Case Report: cudaGetDeviceCount()
Report on CUDA Driver Error and Resolution
Overview
While utilizing the research lab’s server for model training, I encountered an issue that could potentially affect other users. This report documents the error and its resolution to assist others who might face a similar problem.
Error Details
During model training, the following error message was encountered, preventing the use of the GPU:
RuntimeError: Unexpected error from cudaGetDeviceCount().
Did you run some cuda functions before calling NumCudaDevices() that might have already set an error?
Error 804: forward compatibility was attempted on non supported HW
Additionally, when attempting to check the GPU status using the nvidia-smi
command, the following error was displayed:
Failed to initialize NVML: Driver/library version mismatch
Cause
After investigation, the issue was determined to arise from incompatibility or conflict between the CUDA environment, kernel, and the NVIDIA driver. However, since the GPU was functioning normally just moments before the error occurred, a driver compatibility issue was ruled out.

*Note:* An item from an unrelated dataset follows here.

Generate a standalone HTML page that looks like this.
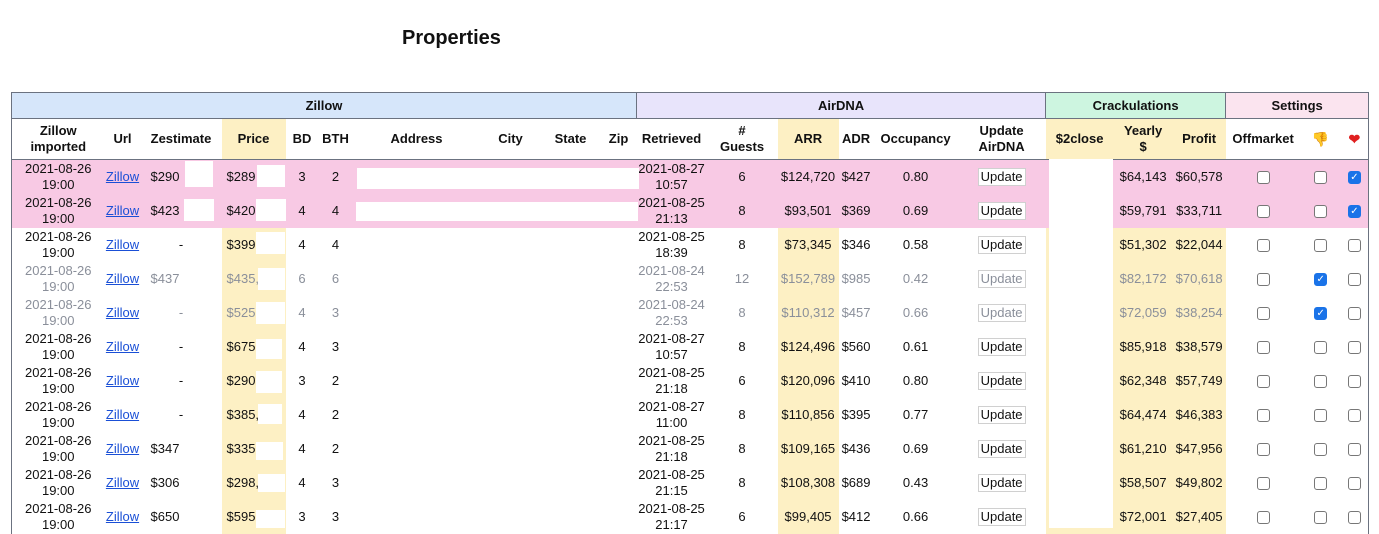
<!DOCTYPE html>
<html><head><meta charset="utf-8"><style>
body{margin:0;background:#fff;font-family:"Liberation Sans",Arial,sans-serif;font-size:13px;color:#111;width:1379px;height:534px;overflow:hidden;position:relative}
h1{position:absolute;left:402px;top:27px;margin:0;font-size:20px;font-weight:bold}
table{position:absolute;left:11px;top:92px;border-collapse:collapse;table-layout:fixed;width:1358px}
td,th{padding:0;text-align:center;overflow:hidden;white-space:nowrap}
tr.g th{height:25px;border:1px solid #6b7280;font-size:13px}
tr.h th{height:40px;line-height:16px;border-bottom:1px solid #6b7280;white-space:normal}
tr.r td{height:34px;line-height:16px}
.y{background:#fdf0c4}
.pk td{background:#f8c9e4}
.gr td{color:#8a8f9a}
a{color:#1a4fd6;text-decoration:underline}
.l{text-align:left;padding-left:5px}
.z{text-align:left;padding-left:10px}
.cb{display:inline-block;width:11px;height:11px;border:1.5px solid #777;border-radius:3px;background:#fff;vertical-align:middle}
.ck{background:#1a73e8;border-color:#1a73e8;color:#fff;font-size:10px;line-height:11px;text-align:center}
.btn{display:inline-block;border:1px solid #d0d0d0;padding:0 2px;line-height:16px;background:#fff}
.gr .btn{color:#8a8f9a}
.w{position:absolute;background:#fff}
table tr.r td:first-child{border-left:1px solid #6b7280}
table tr td:last-child,table tr.h th:last-child{border-right:1px solid #6b7280}
tr.h th:first-child{border-left:1px solid #6b7280}
</style></head><body>
<h1>Properties</h1>
<table>
<colgroup><col style="width:93px"><col style="width:36px"><col style="width:81px"><col style="width:64px"><col style="width:33px"><col style="width:34px"><col style="width:128px"><col style="width:60px"><col style="width:60px"><col style="width:36px"><col style="width:70px"><col style="width:71px"><col style="width:61px"><col style="width:35px"><col style="width:84px"><col style="width:88px"><col style="width:68px"><col style="width:59px"><col style="width:53px"><col style="width:75px"><col style="width:40px"><col style="width:28px"></colgroup>
<tr class="g"><th colspan="10" style="background:#d6e6fa">Zillow</th><th colspan="6" style="background:#e8e4fb">AirDNA</th><th colspan="3" style="background:#cdf5e0">Crackulations</th><th colspan="3" style="background:#fbe4ef">Settings</th></tr>
<tr class="h"><th>Zillow<br>imported</th><th>Url</th><th>Zestimate</th><th class="y">Price</th><th>BD</th><th>BTH</th><th>Address</th><th>City</th><th>State</th><th>Zip</th><th>Retrieved</th><th>#<br>Guests</th><th class="y">ARR</th><th>ADR</th><th>Occupancy</th><th>Update<br>AirDNA</th><th class="y">$2close</th><th class="y">Yearly<br>$</th><th class="y">Profit</th><th>Offmarket</th><th style="font-size:14px">👎</th><th style="font-size:14px;color:#e02020">❤</th></tr>
<tr class="r pk"><td>2021-08-26<br>19:00</td><td><a>Zillow</a></td><td class="z">$290</td><td class="l">$289</td><td>3</td><td>2</td><td></td><td></td><td></td><td></td><td>2021-08-27<br>10:57</td><td>6</td><td>$124,720</td><td>$427</td><td>0.80</td><td><span class="btn">Update</span></td><td></td><td>$64,143</td><td>$60,578</td><td><span class="cb"></span></td><td><span class="cb"></span></td><td><span class="cb ck">✓</span></td></tr>
<tr class="r pk"><td>2021-08-26<br>19:00</td><td><a>Zillow</a></td><td class="z">$423</td><td class="l">$420</td><td>4</td><td>4</td><td></td><td></td><td></td><td></td><td>2021-08-25<br>21:13</td><td>8</td><td>$93,501</td><td>$369</td><td>0.69</td><td><span class="btn">Update</span></td><td></td><td>$59,791</td><td>$33,711</td><td><span class="cb"></span></td><td><span class="cb"></span></td><td><span class="cb ck">✓</span></td></tr>
<tr class="r"><td>2021-08-26<br>19:00</td><td><a>Zillow</a></td><td>-</td><td class="l y">$399</td><td>4</td><td>4</td><td></td><td></td><td></td><td></td><td>2021-08-25<br>18:39</td><td>8</td><td class="y">$73,345</td><td>$346</td><td>0.58</td><td><span class="btn">Update</span></td><td class="y"></td><td class="y">$51,302</td><td class="y">$22,044</td><td><span class="cb"></span></td><td><span class="cb"></span></td><td><span class="cb"></span></td></tr>
<tr class="r gr"><td>2021-08-26<br>19:00</td><td><a>Zillow</a></td><td class="z">$437</td><td class="l y">$435,</td><td>6</td><td>6</td><td></td><td></td><td></td><td></td><td>2021-08-24<br>22:53</td><td>12</td><td class="y">$152,789</td><td>$985</td><td>0.42</td><td><span class="btn">Update</span></td><td class="y"></td><td class="y">$82,172</td><td class="y">$70,618</td><td><span class="cb"></span></td><td><span class="cb ck">✓</span></td><td><span class="cb"></span></td></tr>
<tr class="r gr"><td>2021-08-26<br>19:00</td><td><a>Zillow</a></td><td>-</td><td class="l y">$525,</td><td>4</td><td>3</td><td></td><td></td><td></td><td></td><td>2021-08-24<br>22:53</td><td>8</td><td class="y">$110,312</td><td>$457</td><td>0.66</td><td><span class="btn">Update</span></td><td class="y"></td><td class="y">$72,059</td><td class="y">$38,254</td><td><span class="cb"></span></td><td><span class="cb ck">✓</span></td><td><span class="cb"></span></td></tr>
<tr class="r"><td>2021-08-26<br>19:00</td><td><a>Zillow</a></td><td>-</td><td class="l y">$675,</td><td>4</td><td>3</td><td></td><td></td><td></td><td></td><td>2021-08-27<br>10:57</td><td>8</td><td class="y">$124,496</td><td>$560</td><td>0.61</td><td><span class="btn">Update</span></td><td class="y"></td><td class="y">$85,918</td><td class="y">$38,579</td><td><span class="cb"></span></td><td><span class="cb"></span></td><td><span class="cb"></span></td></tr>
<tr class="r"><td>2021-08-26<br>19:00</td><td><a>Zillow</a></td><td>-</td><td class="l y">$290</td><td>3</td><td>2</td><td></td><td></td><td></td><td></td><td>2021-08-25<br>21:18</td><td>6</td><td class="y">$120,096</td><td>$410</td><td>0.80</td><td><span class="btn">Update</span></td><td class="y"></td><td class="y">$62,348</td><td class="y">$57,749</td><td><span class="cb"></span></td><td><span class="cb"></span></td><td><span class="cb"></span></td></tr>
<tr class="r"><td>2021-08-26<br>19:00</td><td><a>Zillow</a></td><td>-</td><td class="l y">$385,</td><td>4</td><td>2</td><td></td><td></td><td></td><td></td><td>2021-08-27<br>11:00</td><td>8</td><td class="y">$110,856</td><td>$395</td><td>0.77</td><td><span class="btn">Update</span></td><td class="y"></td><td class="y">$64,474</td><td class="y">$46,383</td><td><span class="cb"></span></td><td><span class="cb"></span></td><td><span class="cb"></span></td></tr>
<tr class="r"><td>2021-08-26<br>19:00</td><td><a>Zillow</a></td><td class="z">$347</td><td class="l y">$335</td><td>4</td><td>2</td><td></td><td></td><td></td><td></td><td>2021-08-25<br>21:18</td><td>8</td><td class="y">$109,165</td><td>$436</td><td>0.69</td><td><span class="btn">Update</span></td><td class="y"></td><td class="y">$61,210</td><td class="y">$47,956</td><td><span class="cb"></span></td><td><span class="cb"></span></td><td><span class="cb"></span></td></tr>
<tr class="r"><td>2021-08-26<br>19:00</td><td><a>Zillow</a></td><td class="z">$306</td><td class="l y">$298,</td><td>4</td><td>3</td><td></td><td></td><td></td><td></td><td>2021-08-25<br>21:15</td><td>8</td><td class="y">$108,308</td><td>$689</td><td>0.43</td><td><span class="btn">Update</span></td><td class="y"></td><td class="y">$58,507</td><td class="y">$49,802</td><td><span class="cb"></span></td><td><span class="cb"></span></td><td><span class="cb"></span></td></tr>
<tr class="r"><td>2021-08-26<br>19:00</td><td><a>Zillow</a></td><td class="z">$650</td><td class="l y">$595</td><td>3</td><td>3</td><td></td><td></td><td></td><td></td><td>2021-08-25<br>21:17</td><td>6</td><td class="y">$99,405</td><td>$412</td><td>0.66</td><td><span class="btn">Update</span></td><td class="y"></td><td class="y">$72,001</td><td class="y">$27,405</td><td><span class="cb"></span></td><td><span class="cb"></span></td><td><span class="cb"></span></td></tr>
</table>
<div class="w" style="left:185px;top:161px;width:28px;height:26px"></div>
<div class="w" style="left:257px;top:165px;width:28px;height:22px"></div>
<div class="w" style="left:184px;top:199px;width:30px;height:22px"></div>
<div class="w" style="left:256px;top:199px;width:30px;height:22px"></div>
<div class="w" style="left:357px;top:168px;width:282px;height:21px"></div>
<div class="w" style="left:356px;top:202px;width:282px;height:19px"></div>
<div class="w" style="left:256px;top:232px;width:29px;height:22px"></div>
<div class="w" style="left:183px;top:266px;width:14px;height:26px"></div>
<div class="w" style="left:258px;top:268px;width:27px;height:22px"></div>
<div class="w" style="left:256px;top:302px;width:29px;height:22px"></div>
<div class="w" style="left:256px;top:339px;width:26px;height:20px"></div>
<div class="w" style="left:256px;top:371px;width:26px;height:22px"></div>
<div class="w" style="left:258px;top:404px;width:24px;height:20px"></div>
<div class="w" style="left:182px;top:436px;width:14px;height:26px"></div>
<div class="w" style="left:256px;top:442px;width:27px;height:18px"></div>
<div class="w" style="left:186px;top:470px;width:14px;height:26px"></div>
<div class="w" style="left:258px;top:474px;width:27px;height:18px"></div>
<div class="w" style="left:182px;top:504px;width:14px;height:26px"></div>
<div class="w" style="left:256px;top:510px;width:29px;height:18px"></div>
<div class="w" style="left:1049px;top:159px;width:64px;height:369px"></div>
</body></html>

Further research revealed that such errors can occasionally occur due to kernel and driver conflicts during CUDA usage, even if there is no inherent compatibility problem.
Solution
The easiest solution in such cases is a system reboot. However, since the server is remotely located in Gunsan, a reboot posed a risk of the system not restarting correctly. Instead, I resolved the issue by unloading and reloading the NVIDIA driver modules.
Steps to Resolve
- Terminate Processes Using NVIDIA Driver Modules
Use the following command to identify processes utilizing the NVIDIA driver:sudo lsof /dev/nvidia*
In my case, the display server was using the driver. To stop the display server, I executed:
sudo systemctl stop gdm sudo systemctl stop lightdm
Adapt these steps based on the processes identified in your system.
- Unload NVIDIA Driver Modules
Run the following commands in sequence to unload the NVIDIA driver modules:
sudo rmmod nvidia_uvm sudo rmmod nvidia_drm sudo rmmod nvidia_modeset sudo rmmod nvidia
- Reload NVIDIA Driver Modules
Reload the modules using the following commands:
sudo modprobe nvidia sudo modprobe nvidia_modeset sudo modprobe nvidia_drm sudo modprobe nvidia_uvm
- Restart the Display Server
Finally, restart the display server using:
sudo systemctl start gdm sudo systemctl start lightdm
Outcome
Following these steps, the error was resolved, and I was able to successfully run the training code again.
Conclusion
This documentation aims to assist anyone encountering similar GPU-related errors. Should you face this issue, following the outlined steps should help restore your system’s functionality without the need for a full reboot or driver reinstallation.